At the IHRA Plenary Meetings, which took place in Bern from 27 - 30 November 2017, the founders of the Network War Collections – Netwerk Oorlongsbronnen from the Netherlands were invited to talk to IHRA delegates about how they are seeking to address this challenge by bringing archival material together in one digital space, creating a basic thesaurus and providing context - an initiative relevant to IHRA's goal to ensure access to documents bearing on the Holocaust.
Representatives of the Network, Puck Huitsing and Edwin Klijn, noted that “when you dream, you should dream big.” Their idea was not just to create an overarching database of the existing sources of historical data (as such initiatives already exist, even on the wider, pan-European level) but rather to present this data as information, primarily by creating a basic thesaurus and by providing context.
As Puck Huitsing, program director of the Network, explained to IHRA delegates, there are more than four hundred relevant archival sources regarding the history of the Second World War in the Netherlands alone. While some of them are key national institutions, like the National Archives of the Netherlands, the Central Archive for Special Justice or the War Graves Foundation, most of them are smaller entities, dealing with local history, individual actors or events. Yet, this latter group may also harbor valuable archival sources of information with a relevance far beyond their intended original scope.

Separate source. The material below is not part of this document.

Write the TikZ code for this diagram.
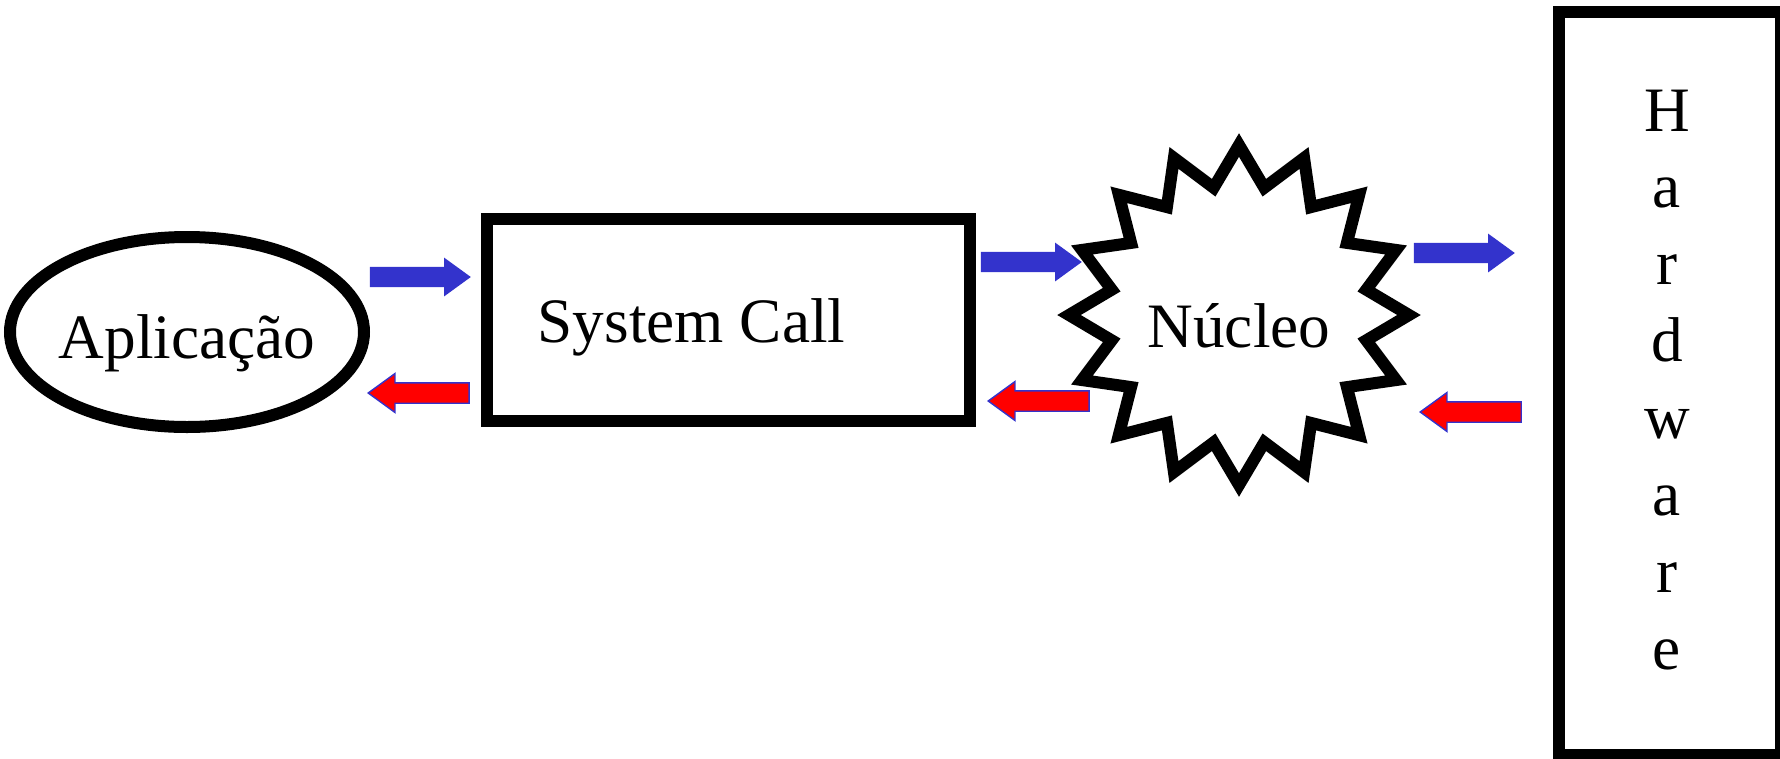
\documentclass[tikz,border=0pt]{standalone}
\usepackage{fontspec}
\setmainfont{Liberation Serif}
\usetikzlibrary{shapes.geometric,shapes.arrows}

\definecolor{callblue}{RGB}{51,51,204}

\begin{document}
\begin{tikzpicture}[
    font=\fontsize{18}{21}\selectfont,
    thickline/.style={draw, line width=0.12cm},
    blockarrow/.style={single arrow, minimum height=1.01cm, inner xsep=0pt,
        inner ysep=0.095cm, single arrow head extend=0.0925cm,
        single arrow tip angle=72, anchor=tip},
    callarrow/.style={blockarrow, fill=callblue},
    retarrow/.style={blockarrow, fill=red, draw=callblue, line width=0.4pt,
        shape border rotate=180},
]
    \useasboundingbox (0,0) rectangle (17.8,7.58);

    % Application
    \node[thickline, ellipse, minimum width=3.54cm, minimum height=1.90cm] (app) at (1.87,4.26) {};
    \node[anchor=base] (apptext) at (1.87,4.00) {Aplicação};

    % System call
    \node[thickline, rectangle, minimum width=4.83cm, minimum height=2.02cm] (syscall) at (7.285,4.38) {};
    \node[anchor=base] (syscalltext) at (6.915,4.16) {System Call};

    % Kernel
    \node[thickline, star, star points=16, star point ratio=1.31, minimum size=3.40cm, inner sep=0pt] (kernel) at (12.39,4.43) {};
    \node[anchor=base] (kerneltext) at (12.39,4.11) {Núcleo};

    % Hardware, one letter per line
    \node[thickline, rectangle, minimum width=2.22cm, minimum height=7.43cm] (hw) at (16.70,3.745) {};
    \foreach \ch [count=\i from 0] in {H,a,r,d,w,a,r,e}
        \node[anchor=base] (hw\i) at (16.67,{6.27-0.769*\i}) {\ch};

    % Calls going down, returns coming back (placed by their tips)
    \node[callarrow] (call1) at (4.72,4.81) {};
    \node[retarrow] (ret1) at (3.67,3.65) {};
    \node[callarrow] (call2) at (10.83,4.96) {};
    \node[retarrow] (ret2) at (9.87,3.57) {};
    \node[callarrow] (call3) at (15.16,5.05) {};
    \node[retarrow] (ret3) at (14.19,3.46) {};
\end{tikzpicture}
\end{document}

The aim of the “data factory,” as the initiative was referred to by its founders, is to create searchable databases, to connect archival sources, define a thesaurus with the purpose of processing data and retrieving information, and finally to create context through which information on events, people or actions can be grouped together across collections, allowing it to be more easily interpreted and understood. Once the aim was clear, the project founders had to tackle the “technical” obstacles: from legal complications (involving copyrights and personal rights) to IT difficulties.
A good deal of the IT challenges stemmed from the fact that from the very beginning the network aimed to be more than a mere inventory of documents. The founders envisaged compiling the fragmented data in an easily searchable system. To understand how complex this challenge is, one has to keep on mind that most of the archival source material, even if digitized, is preserved as scanned pictures which do not allow for an automated search within the document. Applying optical character recognition brought mixed results, due to faded and handwritten documents. By applying cutting edge technology and AI, the network managed to reach the average level of text recognition above eighty-two percent, and further slight improvements can be expected. The searchable texts are then scanned by programs which recognize personal and geographical names. The results enable researchers to provide the answer to the basic questions: who, where, what and when. Based on the results, context can be provided, events and developments can be interlinked within these contexts and, approaching from another angle, timelines for peoplpe can be created.
The next logical step is, as Edwin Klijn, program manager of the Network explained, to reach out beyond the borders of the Kingdom of the Netherlands. The context of war-time Netherlands cannot be separated from the context of occupied Western Europe and, as such, interlinked with the context of the Nazi Germany, therefore the project is also relevant for the whole of Europe. The first step on this road is to translate the website of the Network, www.oorlogsbronnen.nl into English and German and to open the project for cooperation with relevant institutions all over the world.